Shambhavi gives an overview of the origins, View and practices of Indian Tantra. A podcast from Satsang with Shambhavi
First Words from Podcast
When I was in my mid-twenties, I was a skeptical, snarky, atheist, punk-rock-loving person, and I thought that I had absolutely no interest in spirituality. I was living in New York City, and there was a kind of new-agey center in Soho called the Open Center.
That’s not the kind of place I would’ve gravitated toward at the time, but one day I found out about a workshop there called something like Discover Your Intuition. I really don’t remember why I did this because it was completely out of character for me to go to something like that, but I went. I don’t know why I went, but I went.
And unbeknownst to me the teacher was teaching what I now know were traditional forms of kriya yoga, working internally with your internal subtle channels. You’d call them meridians in the Chinese tradition. In this tradition we call them nadis, which means river. She was teaching these very traditional kriyas from the Tantrik tradition.

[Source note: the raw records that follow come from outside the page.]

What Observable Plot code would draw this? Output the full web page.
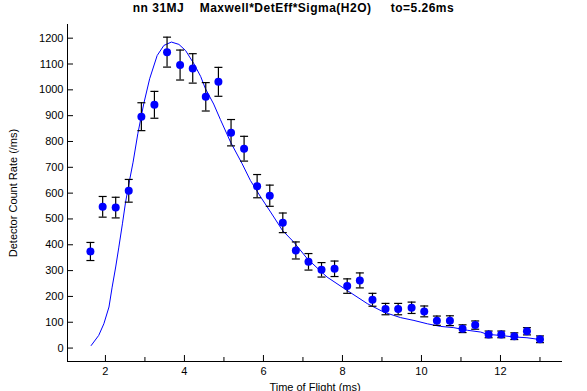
<!DOCTYPE html>
<html>
<head>
<meta charset="utf-8">
<script src="https://cdn.jsdelivr.net/npm/d3@7"></script>
<script src="https://cdn.jsdelivr.net/npm/@observablehq/plot@0.6"></script>
<style>
  html, body { margin: 0; padding: 0; background: #fff; }
  #wrap { position: relative; width: 587px; height: 391px; overflow: hidden; }
  #title { position: absolute; left: 0; top: 1px; width: 587px; text-align: center;
           font: bold 12px "Liberation Sans", Arial, sans-serif; letter-spacing: 0.5px;
           white-space: pre; color: #000; }
  svg { display: block; }
</style>
</head>
<body>
<div id="wrap">
  <div id="title">nn 31MJ    Maxwell*DetEff*Sigma(H2O)     to=5.26ms</div>
</div>
<script>
// measured data points (time of flight, ms)
const tof = [1.62, 1.93, 2.26, 2.59, 2.91, 3.24, 3.56, 3.89, 4.21, 4.54, 4.86, 5.18, 5.51, 5.84, 6.16, 6.49, 6.82, 7.14, 7.47, 7.80, 8.12, 8.44, 8.76, 9.09, 9.41, 9.75, 10.07, 10.39, 10.72, 11.04, 11.36, 11.70, 12.02, 12.35, 12.67, 13.00];
const rate = [374, 547, 544, 609, 896, 942, 1146, 1096, 1083, 973, 1031, 834, 772, 627, 590, 485, 378, 334, 303, 307, 240, 262, 187, 151, 151, 156, 142, 106, 106, 75, 89, 53, 53, 46, 65, 34];
const err = [35, 40, 40, 44, 54, 52, 58, 58, 57, 55, 56, 51, 48, 45, 41, 38, 33, 32, 28, 30, 28, 29, 25, 22, 22, 22, 21, 18, 19, 15, 16, 13, 13, 13, 14, 13];

// model curve Maxwell*DetEff*Sigma(H2O)
const fitX = [1.64, 1.83, 1.96, 2.09, 2.17, 2.26, 2.34, 2.43, 2.51, 2.61, 2.70, 2.82, 2.97, 3.12, 3.31, 3.48, 3.67, 3.86, 4.03, 4.24, 4.41, 4.53, 4.74, 4.91, 5.17, 5.46, 5.67, 5.93, 6.18, 6.48, 6.77, 7.11, 7.61, 8.12, 8.63, 9.05, 9.47, 9.81, 10.15, 10.48, 10.82, 11.16, 11.50, 11.67, 12.00, 12.34, 12.67, 13.00];
const fitY = [10, 49, 94, 159, 236, 314, 391, 481, 565, 649, 720, 830, 946, 1043, 1133, 1172, 1185, 1176, 1152, 1101, 1052, 1005, 945, 885, 797, 714, 649, 585, 527, 456, 410, 346, 275, 223, 172, 139, 118, 107, 94, 84, 79, 69, 62, 53, 49, 43, 40, 33];

const xTicks = [2, 4, 6, 8, 10, 12];
const xMinor = [3, 5, 7, 9, 11, 13];
const yTicks = [0, 100, 200, 300, 400, 500, 600, 700, 800, 900, 1000, 1100, 1200];

const points = tof.map((x, i) => ({x, y: rate[i], e: err[i]}));
const fit = fitX.map((x, i) => ({x, y: fitY[i]}));

const capSymbol = { draw(ctx) { ctx.moveTo(-4, 0); ctx.lineTo(4, 0); } };

const font = '"Liberation Sans", Arial, sans-serif';

const chart = Plot.plot({
  width: 587,
  height: 391,
  marginLeft: 67,
  marginRight: 25,
  marginTop: 24,
  marginBottom: 30,
  style: { fontFamily: font, fontSize: "11px", color: "#000", background: "#fff" },
  x: { domain: [1.04, 13.57], axis: null },
  y: { domain: [-52, 1253], axis: null },
  marks: [
    // axis lines
    Plot.ruleX([1.04], { stroke: "#000", strokeWidth: 1 }),
    Plot.ruleY([-52], { stroke: "#000", strokeWidth: 1 }),
    // ticks (inward)
    Plot.axisX(xTicks, { tickSize: -6, tickPadding: 12, tickFormat: d3.format("d"), stroke: "#000", fill: "#000", label: "Time of Flight (ms)", labelAnchor: "center", labelArrow: "none", labelOffset: 29, fontSize: 11 }),
    Plot.axisX(xMinor, { tickSize: -4, text: null, label: null, stroke: "#000" }),
    Plot.axisY(yTicks, { tickSize: -6, tickPadding: 10, tickFormat: d3.format("d"), stroke: "#000", fill: "#000", label: "Detector Count Rate (/ms)", labelAnchor: "center", labelArrow: "none", labelOffset: 58, fontSize: 11 }),
    // model curve
    Plot.line(fit, { x: "x", y: "y", stroke: "#0000ff", strokeWidth: 1 }),
    // error bars
    Plot.ruleX(points, { x: "x", y1: d => d.y - d.e, y2: d => d.y + d.e, stroke: "#000", strokeWidth: 1.2 }),
    Plot.dot(points, { x: "x", y: d => d.y + d.e, symbol: capSymbol, stroke: "#000", strokeWidth: 1.2, fill: "none" }),
    Plot.dot(points, { x: "x", y: d => d.y - d.e, symbol: capSymbol, stroke: "#000", strokeWidth: 1.2, fill: "none" }),
    // data points
    Plot.dot(points, { x: "x", y: "y", r: 4, fill: "#0000ff", stroke: "none" })
  ]
});

document.getElementById("wrap").insertBefore(chart, document.getElementById("title"));
</script>
</body>
</html>
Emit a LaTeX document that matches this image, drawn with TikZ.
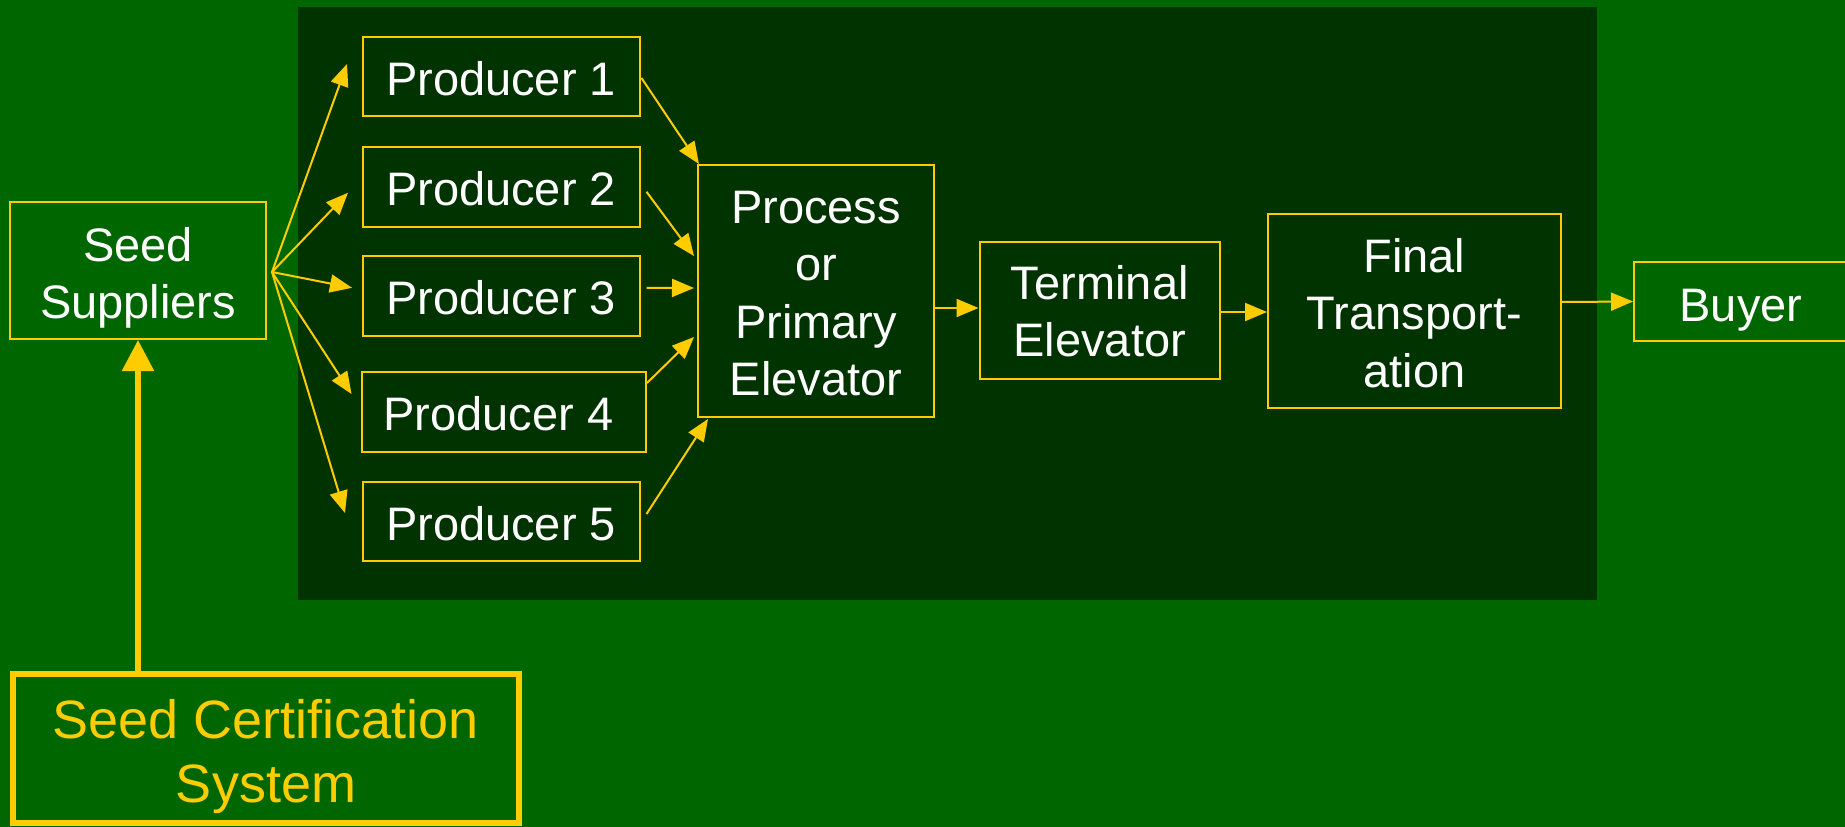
\documentclass[tikz,border=0pt]{standalone}
\usepackage{fontspec}
\setmainfont{Liberation Sans}
\usetikzlibrary{arrows.meta,calc}
\definecolor{bggreen}{HTML}{006600}
\definecolor{panelgreen}{HTML}{003300}
\definecolor{gold}{HTML}{FFCC00}
\newcommand{\dnlines}[2]{\raisebox{-#1}[\height][\depth]{\begin{tabular}{@{}c@{}}#2\end{tabular}}}
\tikzset{
  box/.style={draw=gold, line width=2pt, inner sep=0pt, text=white, align=center,
    font=\fontsize{47}{57.5}\selectfont},
  arr/.style={draw=gold, line width=2pt, -{Triangle[length=22pt,width=18pt]}, fill=gold},
  thickarr/.style={draw=gold, line width=5.5pt, -{Triangle[length=31pt,width=31pt]}},
}
\begin{document}
\begin{tikzpicture}[x=1pt,y=-1pt]
\useasboundingbox (0,0) rectangle (1845,827);
\fill[bggreen] (0,0) rectangle (1845,827);
\fill[panelgreen] (298,7) rectangle (1597,600);

\node[box, minimum width=256pt, minimum height=137pt] (SS) at (138,270.5) {\dnlines{8pt}{Seed\\Suppliers}};
\node[box, minimum width=277pt, minimum height=79pt] (P1) at (501,76.5) {\dnlines{7pt}{Producer 1}};
\node[box, minimum width=277pt, minimum height=79.5pt] (P2) at (501,186.75) {\dnlines{7pt}{Producer 2}};
\node[box, minimum width=277pt, minimum height=79.5pt] (P3) at (501,295.8) {\dnlines{7pt}{Producer 3}};
\node[box, minimum width=284pt, minimum height=80pt] (P4) at (504,412) {\dnlines{7pt}{Producer 4}\hspace*{11pt}};
\node[box, minimum width=277pt, minimum height=79pt] (P5) at (501,521.5) {\dnlines{7pt}{Producer 5}};
\node[box, minimum width=236pt, minimum height=252pt] (Proc) at (816,291) {\dnlines{7pt}{Process\\or\\Primary\\Elevator}};
\node[box, minimum width=240.5pt, minimum height=137pt] (Term) at (1099.75,310.5) {\dnlines{6pt}{Terminal\\Elevator}};
\node[box, minimum width=293pt, minimum height=194pt] (Final) at (1414.5,311) {\dnlines{7pt}{Final\\Transport-\\ation}};
\node[box, minimum width=214pt, minimum height=79pt] (Buyer) at (1741,301.5) {\dnlines{8pt}{Buyer}};
\node[draw=gold, line width=6pt, inner sep=0pt, text=gold, align=center,
  font=\fontsize{54}{63.5}\selectfont, minimum width=506pt, minimum height=149pt]
  (Cert) at (266,748.5) {\dnlines{9.5pt}{Seed Certification\\System}};

\coordinate (fan) at (272,272);
\draw[arr] (fan) -- ([xshift=-14.5pt,yshift=12.5pt]P1.west);
\draw[arr] (fan) -- ([xshift=-13.5pt,yshift=-6pt]P2.west);
\draw[arr] (fan) -- ([xshift=-9.5pt,yshift=8pt]P3.west);
\draw[arr] (fan) -- ([xshift=-9.5pt,yshift=18pt]P4.west);
\draw[arr] (fan) -- ([xshift=-16.5pt,yshift=8.5pt]P5.west);

\draw[arr] ([xshift=1pt,yshift=-1.5pt]P1.east) -- ([xshift=2pt]Proc.north west);
\draw[arr] ([xshift=6pt,yshift=-5pt]P2.east) -- ([xshift=-3pt,yshift=35pt]Proc.west);
\draw[arr] ([xshift=6pt,yshift=8pt]P3.east) -- ([xshift=-3pt,yshift=3pt]Proc.west);
\draw[arr] ([yshift=29pt]P4.east) -- ([xshift=-3pt,yshift=-46pt]Proc.west);
\draw[arr] ([xshift=6pt,yshift=7.5pt]P5.east) -- ([xshift=11pt,yshift=-1pt]Proc.south west);

\draw[arr] ([yshift=-17pt]Proc.east) -- ([yshift=-17pt]Proc.east -| Term.west);
\draw[arr] ([yshift=-1.5pt]Term.east) -- ([yshift=-1.5pt]Term.east -| Final.west);
\draw[arr] ([yshift=9pt]Final.east) -- (Buyer.west);

\draw[thickarr] ([yshift=-4pt]SS.south |- Cert.north) -- (SS.south);
\end{tikzpicture}
\end{document}
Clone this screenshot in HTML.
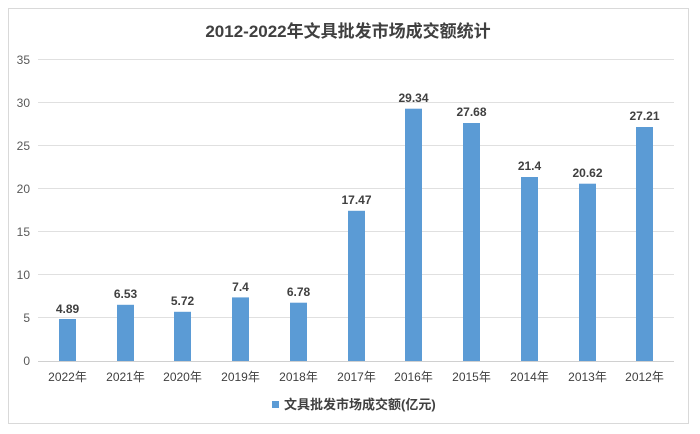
<!DOCTYPE html>
<html><head><meta charset="utf-8"><style>body{margin:0;background:#fff}svg{display:block}text{font-family:"Liberation Sans","Noto Sans CJK SC",sans-serif}</style></head><body>
<svg width="700" height="434" viewBox="0 0 700 434" xmlns="http://www.w3.org/2000/svg">
<rect x="0" y="0" width="700" height="434" fill="#fff"/>
<rect x="8.5" y="8.5" width="680" height="415" fill="#fff" stroke="#d9d9d9"/>
<text x="348" y="37" text-anchor="middle" font-size="17" font-weight="bold" fill="#404040">2012-2022年文具批发市场成交额统计</text>
<g stroke="#e0e0e0" stroke-width="1">
<line x1="38" x2="674" y1="59.5" y2="59.5"/><line x1="38" x2="674" y1="102.5" y2="102.5"/><line x1="38" x2="674" y1="145.5" y2="145.5"/><line x1="38" x2="674" y1="188.5" y2="188.5"/><line x1="38" x2="674" y1="231.5" y2="231.5"/><line x1="38" x2="674" y1="274.5" y2="274.5"/><line x1="38" x2="674" y1="317.5" y2="317.5"/><line x1="38" x2="674" y1="361.5" y2="361.5" stroke="#d0d0d0"/>
</g>
<g font-size="12" fill="#595959" text-anchor="end">
<text x="30" y="64">35</text><text x="30" y="107">30</text><text x="30" y="150">25</text><text x="30" y="193">20</text><text x="30" y="236">15</text><text x="30" y="279">10</text><text x="30" y="322">5</text><text x="30" y="365">0</text>
</g>
<g fill="#5b9bd5">
<rect x="59" y="319" width="17" height="42"/>
<rect x="117" y="304.8" width="17" height="56.2"/>
<rect x="174" y="311.8" width="17" height="49.2"/>
<rect x="232" y="297.4" width="17" height="63.6"/>
<rect x="290" y="302.7" width="17" height="58.3"/>
<rect x="348" y="210.8" width="17" height="150.2"/>
<rect x="405" y="108.7" width="17" height="252.3"/>
<rect x="463" y="123" width="17" height="238"/>
<rect x="521" y="177" width="17" height="184"/>
<rect x="579" y="183.7" width="17" height="177.3"/>
<rect x="636" y="127" width="17" height="234"/>
</g>
<g font-size="12" font-weight="bold" fill="#404040" text-anchor="middle">
<text x="67.5" y="313">4.89</text><text x="125.5" y="298">6.53</text><text x="182.5" y="305">5.72</text><text x="240.5" y="291">7.4</text><text x="298.5" y="296">6.78</text><text x="356.5" y="204">17.47</text><text x="413.5" y="102">29.34</text><text x="471.5" y="116">27.68</text><text x="529.5" y="170">21.4</text><text x="587.5" y="177">20.62</text><text x="644.5" y="120">27.21</text>
</g>
<g font-size="12" fill="#404040" text-anchor="middle">
<text x="67.5" y="381">2022年</text><text x="125.5" y="381">2021年</text><text x="182.5" y="381">2020年</text><text x="240.5" y="381">2019年</text><text x="298.5" y="381">2018年</text><text x="356.5" y="381">2017年</text><text x="413.5" y="381">2016年</text><text x="471.5" y="381">2015年</text><text x="529.5" y="381">2014年</text><text x="587.5" y="381">2013年</text><text x="644.5" y="381">2012年</text>
</g>
<rect x="272" y="401" width="7" height="7" fill="#5b9bd5"/>
<text x="284" y="409" font-size="13" font-weight="bold" fill="#404040">文具批发市场成交额(亿元)</text>
</svg>
</body></html>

I had no idea of anything about tantra. I didn’t even know that what she was teaching me was from India. I mean I really was a complete know nothing. And at that time in the mid 1980’s, yoga and things Eastern just really weren’t on too many people’s radar. It wasn’t like it is now where there’s a yoga studio on every corner, and you can go into Walgreens and buy a yoga mat. It really wasn’t like that at all. I didn’t know anything about it. I’d never taken a yoga class. But what happened was that I simply fell madly, deeply in love with what she was teaching. Having no name for it, not knowing where it came from, I just loved it.